The 2026 Executive Insights on AI, Agentic AI and Enterprise Readiness report surveyed 175 Singapore IT and business leaders as part of a broader global study of 1,400 respondents across nine markets, conducted by Coleman Parkes between August and September 2025.

AI Use Is Up, But Trust Lags Behind

Nearly seven in 10 Singapore leaders reported using AI more in their roles than a year ago, outpacing the global average of 66%. Yet trust remains a significant barrier: only 27% of Singapore leaders fully trust AI for decision-making, with limited human oversight emerging as a top concern — particularly in customer-facing and high-stakes use cases. While 79% trust AI for decision support in some capacity, the clear preference is for AI-assisted, human-verified decisions over autonomous AI action.

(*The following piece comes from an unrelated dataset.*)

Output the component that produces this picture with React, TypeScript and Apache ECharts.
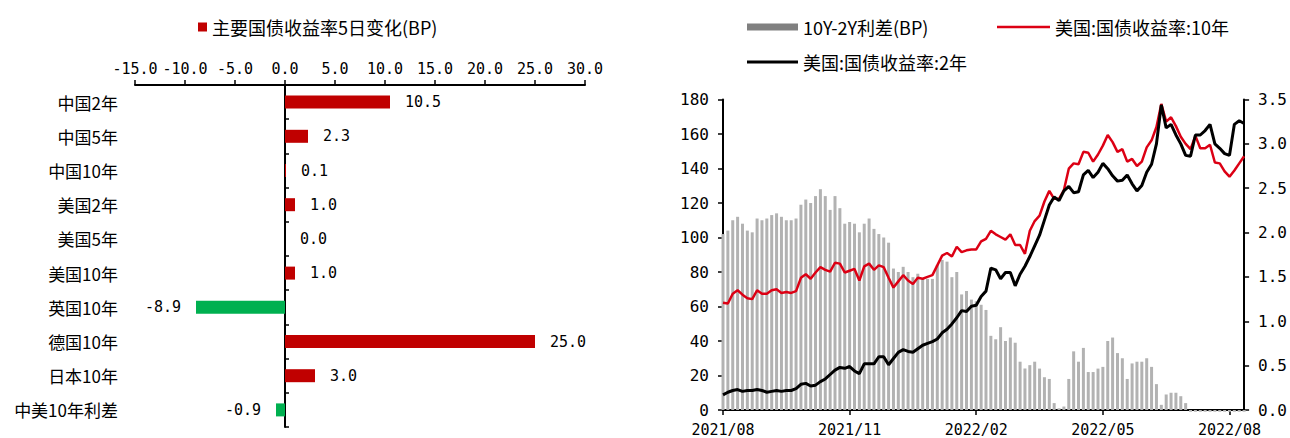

“Singapore’s AI ambitions are clear, and the momentum is real. But our research shows that organisations here recognise that technology alone is not enough,” said Philip Madgwick, Regional Vice President, Asia, Alteryx. “The leaders who will succeed in scaling AI are those who invest as much in the foundations as they do in the tools themselves.”

Data Governance and Quality Gaps

60% of Singapore respondents cited centralised data governance as a missing capability in their data stack, compared to 53% globally, raising questions about accountability when AI-driven decisions go wrong. Data quality concerns are similarly more pronounced locally, with 49% citing data quality and accuracy as their top data stack challenge versus 42% globally.

Agentic AI Adoption Outpacing Governance

56% of Singapore organisations are experimenting with agentic AI, ahead of the 47% global average. Yet most have yet to see meaningful impact, reflecting the difficulty of deploying autonomous systems responsibly without adequate governance frameworks in place.

Alteryx’s research identified four foundational priorities organisations must address: keeping humans meaningfully in the loop for high-stakes decisions; building centralised data governance with clear ownership; treating data quality as a prerequisite rather than an afterthought; and establishing governance frameworks for agentic AI before scaling deployments.

The findings come as Singapore’s Budget 2026 places responsible AI adoption firmly on the national agenda.